Something weird happened just last year. The second supermarket also went bust, but inexplicably a wall was built along one side of the footpath right outside the building. It cut right through where all the makeshift shops, including Jeck’s, had been situated, as if it was deliberately built to stop them taking up footpath space. Was it an act of revenge? Did the landlord get a dodgy plate of duck noodles? Whatever the intention, it caused those stalls to pack up and cross the road once again.
There was movement again this past week. The front of the abandoned supermarket facing the main road has been cleared. Overnight the duck noodle stall returned to its original place to the west. So did the khao man kai and fried chicken stalls. They have completed a 20-year circle.

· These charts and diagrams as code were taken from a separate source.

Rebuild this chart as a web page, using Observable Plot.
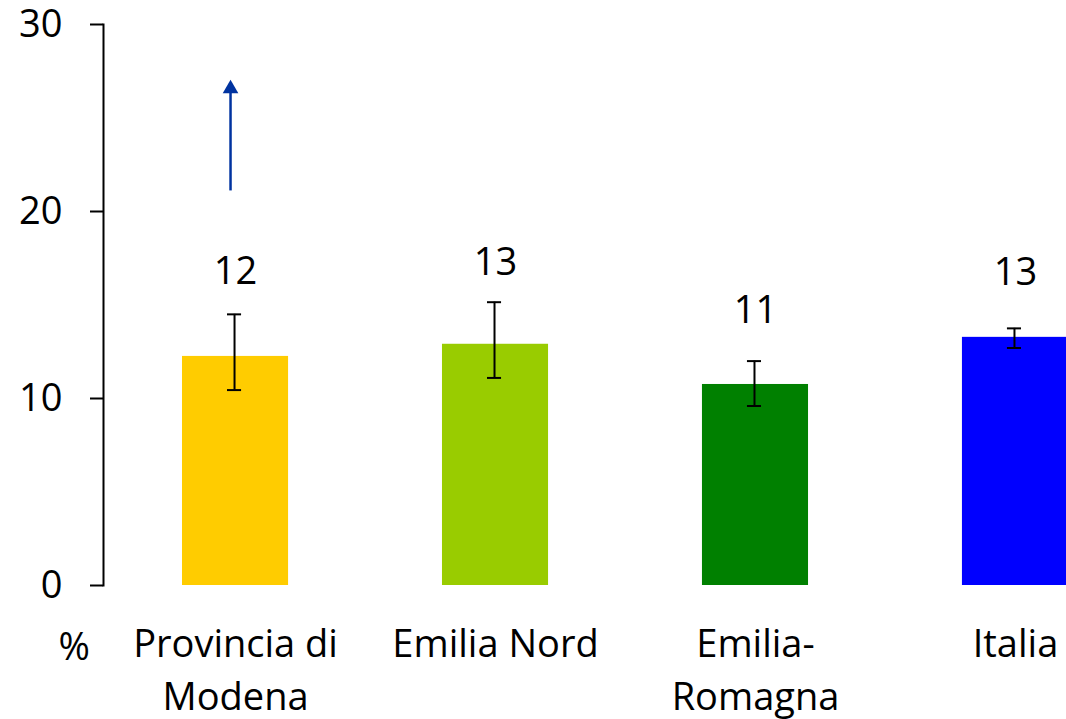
<!DOCTYPE html>
<html>
<head>
<meta charset="utf-8">
<script src="https://cdn.jsdelivr.net/npm/d3@7"></script>
<script src="https://cdn.jsdelivr.net/npm/@observablehq/plot@0.6"></script>
<style>
  html, body { margin: 0; padding: 0; background: #fff; }
</style>
</head>
<body>
<div id="chart"></div>
<script>
// Data
const categories = ["Provincia di Modena", "Emilia Nord", "Emilia-Romagna", "Italia"];
const tickLabels = ["Provincia di\nModena", "Emilia Nord", "Emilia-\nRomagna", "Italia"];
const values = [12.25, 12.9, 10.75, 13.27];
const lower = [10.45, 11.1, 9.6, 12.7];
const upper = [14.5, 15.15, 12.0, 13.75];
const valueLabels = ["12", "13", "11", "13"];
const labelY = [16.8, 17.25, 14.7, 16.7];
const colors = ["#FFCC00", "#99CC00", "#008000", "#0000FF"];
const yTicks = [0, 10, 20, 30];
// trend arrow on the first category
const arrowCategory = ["Provincia di Modena"];
const arrowFrom = [21.1];
const arrowTo = [27.05];

const rows = categories.map((c, i) => ({
  cat: c, value: values[i], lo: lower[i], hi: upper[i],
  label: valueLabels[i], ly: labelY[i], color: colors[i]
}));
const arrows = arrowCategory.map((c, i) => ({cat: c, from: arrowFrom[i], to: arrowTo[i]}));
const tickMap = new Map(categories.map((c, i) => [c, tickLabels[i]]));

const chart = Plot.plot({
  width: 1066,
  height: 719,
  marginLeft: 103,
  marginRight: 0,
  marginTop: 24,
  marginBottom: 134,
  style: {fontFamily: "'Open Sans', sans-serif", fontSize: "38px", color: "#000", background: "#fff", overflow: "visible"},
  x: {domain: categories, range: [104, 1146], paddingInner: 0.592, paddingOuter: 0.3, round: false, label: null},
  y: {domain: [0, 30], label: null},
  marks: [
    Plot.barY(rows, {x: "cat", y: "value", fill: "color"}),
    Plot.ruleX(rows, {x: "cat", y1: "lo", y2: "hi", stroke: "#000", strokeWidth: 2, dx: -1}),
    Plot.tickY(rows, {x: "cat", y: "lo", stroke: "#000", strokeWidth: 2, inset: 46, dx: -1}),
    Plot.tickY(rows, {x: "cat", y: "hi", stroke: "#000", strokeWidth: 2, inset: 46, dx: -1}),
    Plot.text(rows, {x: "cat", y: "ly", text: "label", fill: "#000"}),
    Plot.ruleX(arrows, {x: "cat", y1: "to", y2: "from", stroke: "#0033A0", strokeWidth: 2.5, dx: -5, insetTop: 8}),
    Plot.dot(arrows, {x: "cat", y: "to", symbol: "triangle", r: 5.8, fill: "#0033A0", stroke: "none", dx: -5, dy: 9}),
    Plot.frame({anchor: "left", stroke: "#000", strokeWidth: 2}),
    Plot.axisY({ticks: yTicks, tickSize: 13, tickPadding: 28, strokeWidth: 2, label: null}),
    Plot.axisX({tickSize: 0, tickPadding: 34, lineAnchor: "top", lineHeight: 1.4, tickFormat: d => tickMap.get(d), label: null}),
    Plot.text(["%"], {frameAnchor: "bottom-left", dx: -45, dy: 48, lineAnchor: "top", text: d => d})
  ]
});
document.getElementById("chart").appendChild(chart);
</script>
</body>
</html>
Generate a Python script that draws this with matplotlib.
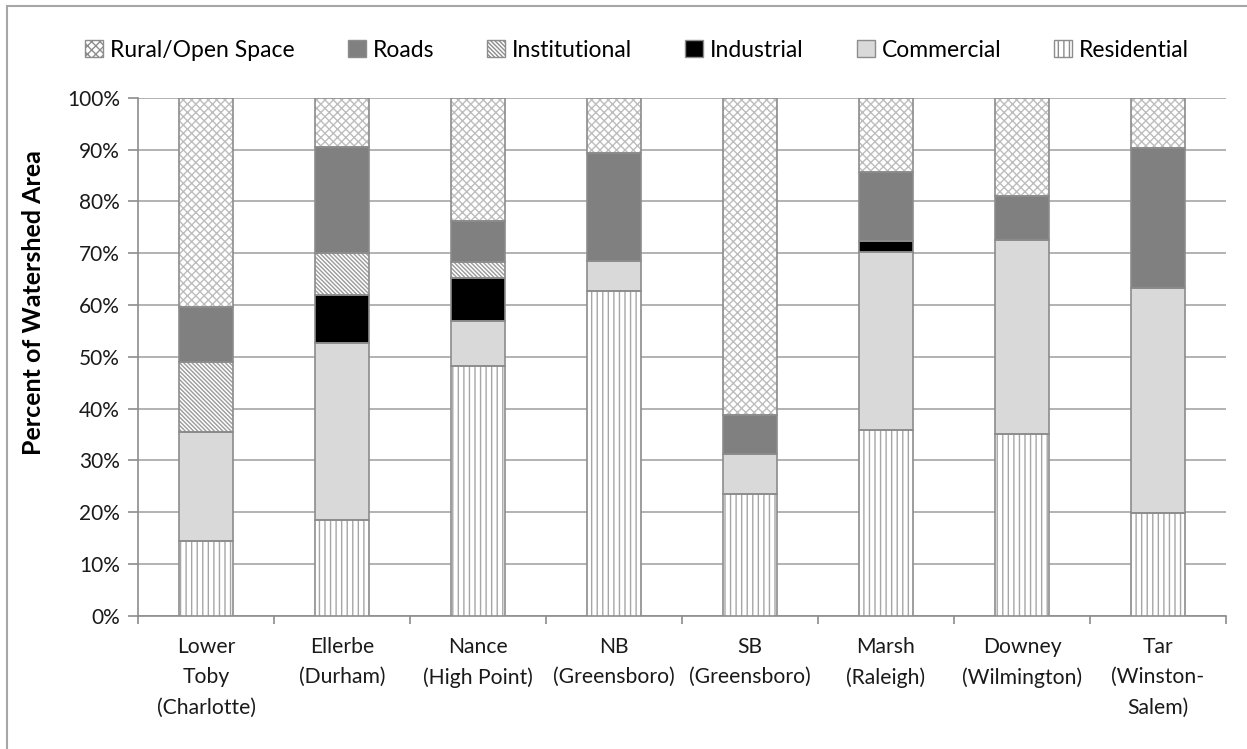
import matplotlib.pyplot as plt
import numpy as np
from matplotlib.patches import Patch, Rectangle

plt.rcParams['font.family'] = ['Lato', 'DejaVu Sans']
plt.rcParams['hatch.linewidth'] = 1.0

# watersheds and land-use percentages (bottom to top)
sites = ['Lower\nToby\n(Charlotte)', 'Ellerbe\n(Durham)', 'Nance\n(High Point)', 'NB\n(Greensboro)',
         'SB\n(Greensboro)', 'Marsh\n(Raleigh)', 'Downey\n(Wilmington)', 'Tar\n(Winston-\nSalem)']
residential   = [14.5, 18.5, 48.2, 62.7, 23.5, 35.8, 35.2, 19.8]
commercial    = [21.0, 34.2,  8.8,  5.8,  7.7, 34.5, 37.3, 43.4]
industrial    = [ 0.0,  9.3,  8.3,  0.0,  0.0,  2.0,  0.0,  0.0]
institutional = [13.5,  8.1,  3.0,  0.0,  0.0,  0.0,  0.0,  0.0]
roads         = [10.7, 20.4,  7.9, 20.8,  7.6, 13.4,  8.6, 27.0]
rural = list(100 - np.array(residential) - np.array(commercial) - np.array(industrial)
             - np.array(institutional) - np.array(roads))

# name, values, face colour, hatch, hatch colour
layers = [
    ('Residential', residential, 'white', '|||', '#a6a6a6'),
    ('Commercial', commercial, '#d9d9d9', '', '#d9d9d9'),
    ('Industrial', industrial, 'black', '', 'black'),
    ('Institutional', institutional, 'white', '\\' * 8, '#9a9a9a'),
    ('Roads', roads, '#808080', '', '#808080'),
    ('Rural/Open Space', rural, 'white', 'xxxx', '#bdbdbd'),
]
edge = '#8c8c8c'

fig = plt.figure(figsize=(12.47, 7.49), dpi=100)
ax = fig.add_axes([0.1107, 0.1776, 0.8725, 0.692])

x = np.arange(len(sites))
w = 0.4
bottom = np.zeros(len(sites))
for name, vals, fc, hatch, hc in layers:
    vals = np.array(vals)
    ax.bar(x, vals, w, bottom=bottom, color=fc, hatch=hatch, edgecolor=hc, linewidth=0, zorder=3)
    ax.bar(x, vals, w, bottom=bottom, fill=False, edgecolor=edge, linewidth=1.2, zorder=4)
    bottom += vals

ax.set_xlim(-0.5, len(sites) - 0.5)
ax.set_ylim(0, 100)
ax.set_yticks(np.arange(0, 101, 10))
ax.set_yticklabels([f'{v}%' for v in range(0, 101, 10)], fontsize=15, color='#1a1a1a')
ax.yaxis.grid(True, color='#a6a6a6', linewidth=1.2, zorder=0)
ax.set_axisbelow(True)

ax.set_xticks(x)
ax.set_xticklabels(sites, fontsize=15.2, color='#1a1a1a', linespacing=1.65)
ax.tick_params(axis='x', length=0, pad=15)
ax.set_xticks(np.arange(-0.5, len(sites)), minor=True)
ax.tick_params(axis='x', which='minor', length=6, color='#8c8c8c', width=1.2)
ax.tick_params(axis='y', length=7, color='#8c8c8c', width=1.2, pad=6)

for s in ['top', 'right']:
    ax.spines[s].set_visible(False)
for s in ['left', 'bottom']:
    ax.spines[s].set_color('#8c8c8c')
    ax.spines[s].set_linewidth(1.2)

ax.set_ylabel('Percent of Watershed Area', fontsize=18, fontweight='bold')
ax.yaxis.set_label_coords(-0.0855, 0.605)

handles = []
for name, vals, fc, hatch, hc in reversed(layers):
    handles.append(Patch(facecolor=fc, hatch=hatch, edgecolor=edge, linewidth=1.0, label=name))
fig.legend(handles=handles, loc='center', bbox_to_anchor=(0.511, 0.933), ncol=6, frameon=False,
           fontsize=16.5, handlelength=0.8, handleheight=0.8, handletextpad=0.3, columnspacing=2.3)

# outer chart border
fig.patches.append(Rectangle((7 / 1247, -0.01), 1.1, 1 - 6 / 749 + 0.01, transform=fig.transFigure,
                             fill=False, edgecolor='#a6a6a6', linewidth=1.5))

fig.savefig('out.png', dpi=100)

My biggest fear has been Jeck.
I watched from my car as he and his wife scraped out the half-barrel late at night, ready to move their shop yet again. But today he is not on the western side of the road. Could it be that my beloved kai yang vendor has finally gone to some place else?
We are born, we grow old, we suffer pain and we die. Such are the fundamental tenets of Buddhism. It is true of grilled chicken shops, too. Luckily we pass through this process at different times, so a chumchon can continue to remain a community.
Jeck may be gone, but for the rest of that community it is life as normal.
How resilient they are. There may be great torrents of rain and gridlocked traffic. There may be a new landlord that boots them to the kerb, then another who boots them back, then another who builds a wall just to spite them.
They are a community tennis ball, lobbed back and forth across the net of commerce and greed, powerless to the mood swings or morality of those in power. They just want to get along with the job of raising their families and making a living.
For that I am grateful to them, and even proud, though I wish sometimes they would get together and make a stand, for despite their impoverished state, together they hold power. They are, after all, feeding society.
Now if I can just find where Jeck went.